Could it be time to reconsider our rom Coantic notions of partnership?  Most of us would agree that returning to the practice of colonialism – economic or religious – would be a step in the wrong direction.  But international business practices have taught us that careful oversight (call it control if you will) is essential.  France′ and Michael Allen spent two years living on site in Mexico to launch the first international branch of their U.S. based Ventura manufacturing company.  And now every morning at 9:07 they have live Skype report-in from each of their domestic and international managers.  They have learned that detailed reporting, daily communication, tight controls and frequent visits are essential for good business – and especially so when it crosses over cultural lines.  Would we call this economic colonialism?  I don’t think so.  I think we would call it sound business practice.

Should healthy co-venturing with international ministry partners be any less rigorous?  Why then do some fault investor oversight as colonialistic?  Is it not healthy ministry practice to have trusted, capable managers on the ground to ensure that the ventures we fund will be well conceived, well planned, well structured and well led?  Careful management need not imply “We know what’s best for these people” or “We can do it better than they can” or “We don’t trust them.”  Rather, it communicates that we are serious enough about the work to invest not only our dollars but our best talent and expertise as well.  Call it colonialistic if you will.  I call it responsible investment.  I for one think it is time to replace the short-term mission trip fad with a longer-term missionary strategy and convert our so-called partnerships into true teamwork rather than minimally accountable one-way giving.

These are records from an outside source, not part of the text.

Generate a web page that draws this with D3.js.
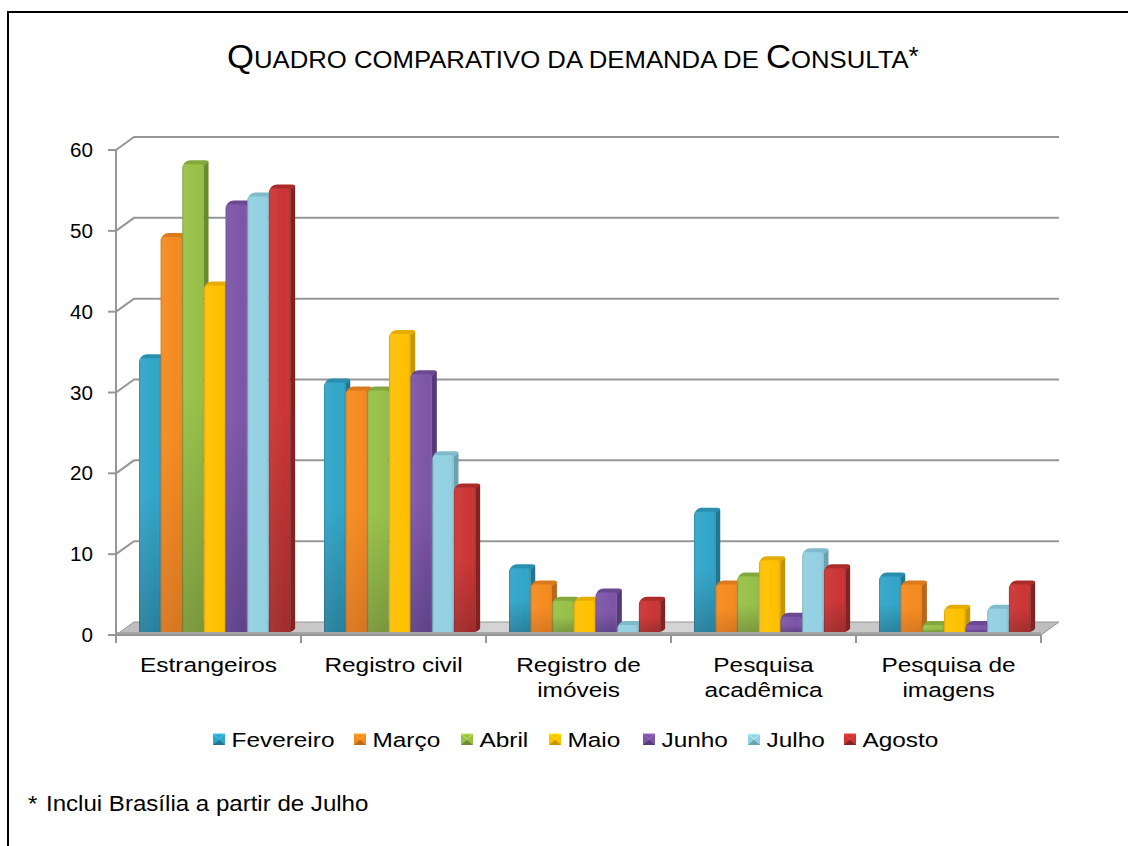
<!DOCTYPE html>
<html><head><meta charset="utf-8">
<script src="https://cdn.jsdelivr.net/npm/d3@7"></script>
<style>html,body{margin:0;padding:0;background:#fff}svg{display:block}text{font-family:"Liberation Sans",Arial,sans-serif;fill:#000}</style>
</head><body><div id="c"></div>
<script>
const categories=[["Estrangeiros"],["Registro civil"],["Registro de","imóveis"],["Pesquisa","acadêmica"],["Pesquisa de","imagens"]];
const months=["Fevereiro","Março","Abril","Maio","Junho","Julho","Agosto"];
const fevereiro=[34,31,8,15,7];
const marco=[49,30,6,6,6];
const abril=[58,30,4,7,1];
const maio=[43,37,4,9,3];
const junho=[53,32,5,2,1];
const julho=[54,22,1,10,3];
const agosto=[55,18,4,8,6];
const series=[fevereiro,marco,abril,maio,junho,julho,agosto];
const colors=["#31a5c8","#f58a1f","#97c047","#ffc000","#7d55a8","#92d0e2","#cb3434"];
const dark=["#23758f","#b8661a","#6b8a33","#c79500","#553a75","#6aa2b2","#842323"];
const bottoms=["#27809c","#d8761f","#79983a","#ffc000","#5f4289","#92d0e2","#a12b2b"];
const yTicks=[0,10,20,30,40,50,60];
const W=1128,H=846,SX=1.19;
const svg=d3.select("#c").append("svg").attr("width",W).attr("height",H);
const defs=svg.append("defs");
colors.forEach((c,i)=>{
 const g=defs.append("linearGradient").attr("id","f"+i).attr("x1",0).attr("y1",0).attr("x2",0).attr("y2",1);
 g.append("stop").attr("offset",0).attr("stop-color",c);
 g.append("stop").attr("offset",.5).attr("stop-color",c);
 g.append("stop").attr("offset",1).attr("stop-color",bottoms[i]);
});
const sh=defs.append("linearGradient").attr("id","sh");
[[0,"#000",.18],[.1,"#fff",.05],[.85,"#fff",0],[1,"#000",.12]].forEach(d=>sh.append("stop").attr("offset",d[0]).attr("stop-color",d[1]).attr("stop-opacity",d[2]));
const fl=defs.append("linearGradient").attr("id","fl").attr("x1",0).attr("x2",1);
[[0,"#bdbdbd"],[.5,"#d9d9d9"],[1,"#bdbdbd"]].forEach(d=>fl.append("stop").attr("offset",d[0]).attr("stop-color",d[1]));
defs.append("filter").attr("id","soft").attr("x","-20%").attr("y","-5%").attr("width","140%").attr("height","110%")
 .append("feGaussianBlur").attr("stdDeviation",.55);
const txt=(par,x,y,size,anchor,sx)=>par.append("text").attr("transform",`translate(${x},${y}) scale(${sx},1)`).attr("text-anchor",anchor).attr("font-size",size);

// page frame
svg.append("path").attr("d",`M8,${H}V12H${W}`).attr("fill","none").attr("stroke","#000").attr("stroke-width",2);

// scales
const x0=d3.scaleBand().domain(d3.range(5)).range([116,1041]);
const x1=d3.scaleBand().domain(d3.range(7)).range([23,23+21.65*7]);
const y=d3.scaleLinear().domain([0,60]).range([635,150]);
const dx=18,dy=-13;
const grey="#969696";

// back wall grid
svg.append("g").selectAll("path").data(yTicks.slice(1)).join("path")
 .attr("d",d=>`M116,${y(d)}L${116+dx},${y(d)+dy}H${1041+dx}`)
 .attr("fill","none").attr("stroke",grey).attr("stroke-width",2);
// floor
svg.append("path").attr("d",`M116,635L${116+dx},${635+dy}H${1041+dx}L1041,635Z`).attr("fill","url(#fl)").attr("stroke",grey).attr("stroke-width",1);
svg.append("rect").attr("x",116).attr("y",632).attr("width",925).attr("height",4).attr("fill","#a6a6a6");

// axes
const ax=svg.append("g");
ax.append("line").attr("x1",116).attr("x2",116).attr("y1",y(60)).attr("y2",y(0)+8).attr("stroke",grey).attr("stroke-width",2);
ax.selectAll(".t").data(yTicks).join("line").attr("x1",108).attr("x2",116).attr("y1",d=>y(d)).attr("y2",d=>y(d)).attr("stroke",grey).attr("stroke-width",2);
ax.append("line").attr("x1",108).attr("x2",1041).attr("y1",y(0)).attr("y2",y(0)).attr("stroke",grey).attr("stroke-width",2);
ax.selectAll(".c").data(d3.range(6)).join("line").attr("x1",d=>116+d*x0.step()).attr("x2",d=>116+d*x0.step()).attr("y1",y(0)).attr("y2",y(0)+8).attr("stroke",grey).attr("stroke-width",2);
yTicks.forEach(d=>txt(ax,93,y(d)+7,20,"end",1.03).text(d));

// bars
const base=632,bd=5,bh=4;
const g=svg.append("g");
series.forEach((vals,s)=>{
 const cap=d3.interpolateRgb(colors[s],dark[s])(.45);
 vals.forEach((v,c)=>{
  const xl=x0(c)+x1(s),w=x1.bandwidth()-.4,top=y(v)-2,xr=xl+w;
  const b=g.append("g").attr("filter","url(#soft)");
  b.append("path").attr("d",`M${xr},${top}L${xr+bd-1},${top-bh+1}Q${xr+bd},${top-bh+1} ${xr+bd},${top-bh+3}V${base-4}Q${xr+bd},${base-2} ${xr},${base}Z`).attr("fill",dark[s]);
  b.append("path").attr("d",`M${xl},${top+3}Q${xl+2},${top-bh} ${xl+8},${top-bh}H${xr+bd-3}Q${xr+bd},${top-bh} ${xr+bd},${top-bh+2}L${xr},${top+2}H${xl}Z`).attr("fill",cap);
  const front=`M${xl},${top+4}Q${xl},${top} ${xl+4},${top}H${xr-2}Q${xr},${top} ${xr},${top+3}V${base}H${xl}Z`;
  b.append("path").attr("d",front).attr("fill",`url(#f${s})`);
  b.append("path").attr("d",front).attr("fill","url(#sh)");
 });
});

// category labels
const cl=svg.append("g");
categories.forEach((lines,i)=>{
 lines.forEach((t,j)=>{
  txt(cl,x0(i)+x0.bandwidth()/2,672+j*25,20.5,"middle",SX).text(t);
 });
});

// legend
const legendX=[213,354,461,549,643,748,844];
const lg=svg.append("g");
months.forEach((m,i)=>{
 const a=legendX[i],s=12,t=734;
 lg.append("rect").attr("x",a).attr("y",t).attr("width",s).attr("height",s-1).attr("fill",colors[i]);
 lg.append("path").attr("d",`M${a},${t}L${a+s/2},${t+5}L${a+s},${t}Z`).attr("fill",colors[i]).attr("stroke",d3.color(colors[i]).brighter(.6)).attr("stroke-width",1);
 lg.append("path").attr("d",`M${a},${t+s-1}L${a+s/2},${t+6}L${a+s},${t+s-1}Z`).attr("fill",dark[i]);
 txt(lg,a+18.5,747,20.5,"start",SX).text(m);
});

// title
const tt=txt(svg,227,68,24.5,"start",1.05);
[["Q",33],["UADRO COMPARATIVO DA DEMANDA DE ",24.5],["C",33],["ONSULTA",24.5]].forEach(d=>tt.append("tspan").attr("font-size",d[1]).text(d[0]));
tt.append("tspan").attr("font-size",25).attr("dy",-3).text("*");

txt(svg,28,811,22,"start",1.095).text("*");
txt(svg,46,811,22,"start",1.095).text("Inclui Brasília a partir de Julho");
</script></body></html>
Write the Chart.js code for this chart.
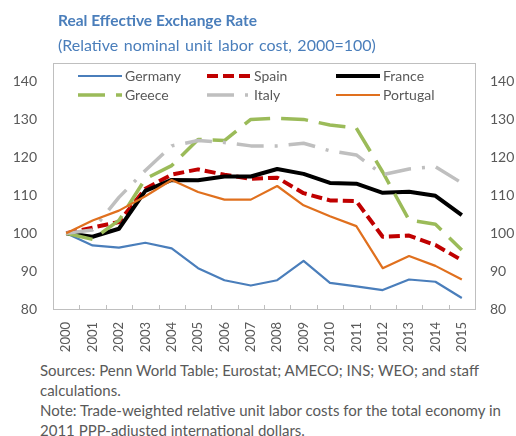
<!DOCTYPE html>
<html>
<head>
<meta charset="utf-8">
<script src="https://cdn.jsdelivr.net/npm/chart.js@4.4.1/dist/chart.umd.min.js"></script>
<style>
  html, body { margin: 0; padding: 0; background: #ffffff; }
  body { width: 516px; height: 436px; position: relative; overflow: hidden; font-family: Lato, "Open Sans", sans-serif; }
  #title { position: absolute; left: 58px; top: 11px; font-size: 15.5px; font-weight: bold; color: #4A7EBB; white-space: nowrap; line-height: 18px; }
  #subtitle { position: absolute; left: 58px; top: 35px; font-size: 16px; word-spacing: 1.5px; color: #4A7EBB; white-space: nowrap; line-height: 19px; }
  #chartBox { position: absolute; left: 0; top: 0; width: 516px; height: 360px; }
  #notes { position: absolute; left: 40px; top: 360px; font-size: 15px; color: #595959; white-space: nowrap; line-height: 20px; }
</style>
</head>
<body>
<div id="chartBox"><canvas id="c"></canvas></div>
<div id="title">Real Effective Exchange Rate</div>
<div id="subtitle">(Relative nominal unit labor cost, 2000=100)</div>
<div id="notes">Sources: Penn World Table; Eurostat; AMECO; INS; WEO; and staff<br>calculations.<br>Note: Trade-weighted relative unit labor costs for the total economy in<br>2011 PPP-adjusted international dollars.</div>
<script>
const years = ['2000','2001','2002','2003','2004','2005','2006','2007','2008','2009','2010','2011','2012','2013','2014','2015'];
const germany  = [100, 96.8, 96.2, 97.5, 96.0, 90.8, 87.6, 86.2, 87.6, 92.7, 86.9, 86.0, 85.0, 87.8, 87.2, 82.9];
const spain    = [100, 101.5, 103.0, 111.8, 115.5, 116.9, 115.5, 114.4, 114.7, 110.6, 108.7, 108.5, 99.1, 99.4, 96.9, 92.9];
const france   = [100, 99.1, 101.2, 111.2, 114.1, 114.0, 115.0, 115.0, 117.0, 115.7, 113.3, 113.1, 110.7, 111.0, 109.9, 104.8];
const greece   = [100, 98.4, 103.4, 114.4, 117.9, 124.8, 124.5, 130.1, 130.4, 130.1, 128.6, 127.8, 116.2, 103.5, 102.4, 95.6];
const italy    = [100, 100.9, 109.5, 116.6, 123.1, 124.5, 124.0, 123.1, 123.1, 123.8, 121.8, 120.7, 115.5, 117.0, 117.6, 113.3];
const portugal = [100, 103.4, 106.0, 109.8, 114.1, 110.9, 108.9, 108.9, 112.5, 107.4, 104.5, 101.9, 90.8, 94.0, 91.4, 87.8];
const seriesNames = ['Germany', 'Spain', 'France', 'Greece', 'Italy', 'Portugal'];
const yTicks = [80, 90, 100, 110, 120, 130, 140];

Chart.defaults.font.family = 'Lato, "Open Sans", sans-serif';
Chart.defaults.color = '#595959';

const styles = [
  { color: '#4A7EBB', width: 2.2, dash: [] },
  { color: '#C00000', width: 4, dash: [11, 5] },
  { color: '#000000', width: 4, dash: [] },
  { color: '#9BBB59', width: 3.5, dash: [27, 11] },
  { color: '#BFBFBF', width: 3.5, dash: [27, 11, 3, 11] },
  { color: '#E0701E', width: 2.2, dash: [] }
];
const values = [germany, spain, france, greece, italy, portugal];

const datasets = values.map((v, i) => ({
  label: seriesNames[i],
  data: v,
  borderColor: styles[i].color,
  backgroundColor: styles[i].color,
  borderWidth: styles[i].width,
  borderDash: styles[i].dash,
  borderCapStyle: 'butt',
  borderJoinStyle: 'round',
  pointRadius: 0,
  tension: 0,
  fill: false,
  order: values.length - i,
  yAxisID: 'y'
}));

const framePlugin = {
  id: 'frame',
  beforeDatasetsDraw(chart) {
    const { ctx, chartArea: a } = chart;
    const xs = chart.scales.x;
    ctx.save();
    ctx.strokeStyle = '#BFBFBF';
    ctx.lineWidth = 1;
    ctx.strokeRect(Math.round(a.left) + 0.5, Math.round(a.top) + 0.5, Math.round(a.right - a.left), Math.round(a.bottom - a.top));
    for (let i = 1; i < years.length; i++) {
      const x = Math.round((xs.getPixelForValue(i - 1) + xs.getPixelForValue(i)) / 2) + 0.5;
      ctx.beginPath();
      ctx.moveTo(x, Math.round(a.bottom));
      ctx.lineTo(x, Math.round(a.bottom) - 4);
      ctx.stroke();
    }
    ctx.restore();
  }
};

const legendPlugin = {
  id: 'gridLegend',
  afterDatasetsDraw(chart) {
    const { ctx } = chart;
    const colX = [78, 207, 336];
    const rowY = [76, 95];
    ctx.save();
    chart.data.datasets.forEach((ds, i) => {
      const c = i % 3, r = Math.floor(i / 3);
      const x = colX[c], y = rowY[r];
      ctx.beginPath();
      ctx.strokeStyle = ds.borderColor;
      ctx.lineWidth = ds.borderWidth;
      ctx.setLineDash(ds.borderDash || []);
      ctx.lineCap = 'butt';
      ctx.moveTo(x, y);
      ctx.lineTo(x + 44, y);
      ctx.stroke();
      ctx.setLineDash([]);
      ctx.fillStyle = '#595959';
      ctx.font = '14px Lato, "Open Sans", sans-serif';
      ctx.textBaseline = 'middle';
      ctx.textAlign = 'left';
      ctx.fillText(ds.label, x + 47, y);
    });
    ctx.restore();
  }
};

new Chart(document.getElementById('c'), {
  type: 'line',
  data: { labels: years, datasets },
  plugins: [framePlugin, legendPlugin],
  options: {
    responsive: true,
    maintainAspectRatio: false,
    animation: false,
    layout: { padding: { top: 63, left: 0, right: 0, bottom: 0 } },
    plugins: { legend: { display: false }, tooltip: { enabled: false }, title: { display: false } },
    scales: {
      x: {
        type: 'category',
        offset: true,
        grid: { display: false, drawTicks: false },
        border: { display: false },
        ticks: { autoSkip: false, maxRotation: 90, minRotation: 90, padding: 13, font: { size: 13 }, color: '#595959' },
        afterFit(scale) { scale.height = 51; }
      },
      y: {
        position: 'left',
        min: 80, max: 145,
        grid: { display: false, drawTicks: false },
        border: { display: false },
        ticks: { padding: 16, font: { size: 14 }, color: '#595959' },
        afterBuildTicks(scale) { scale.ticks = yTicks.map(v => ({ value: v })); },
        afterFit(scale) { scale.width = 53; }
      },
      y2: {
        position: 'right',
        min: 80, max: 145,
        grid: { display: false, drawTicks: false },
        border: { display: false },
        ticks: { padding: 15, font: { size: 14 }, color: '#595959' },
        afterBuildTicks(scale) { scale.ticks = yTicks.map(v => ({ value: v })); },
        afterFit(scale) { scale.width = 41; }
      }
    }
  }
});
</script>
</body>
</html>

And if we are really serious about moving the poverty needle, we will institute a new type of missionary – the economic missionary.  The pews of the western church are filled with business people whose expertise is creating successful, profitable enterprises.  They are the ones uniquely qualified to create jobs in under-developed places, jobs that would enable families struggling to survive to begin to thrive.  These entrepreneurial members to whom God has entrusted the ability to create wealth are seldom asked to use their best gifts in direct Kingdom work.  We ask them to fund our service projects and mission trips but rarely do we ask them to use their business ability in mission.  Yet, in fact they are the only ones equipped to ignite a self-sustaining economy that enables a community or region to thrive.  It’s time to change the paradigm.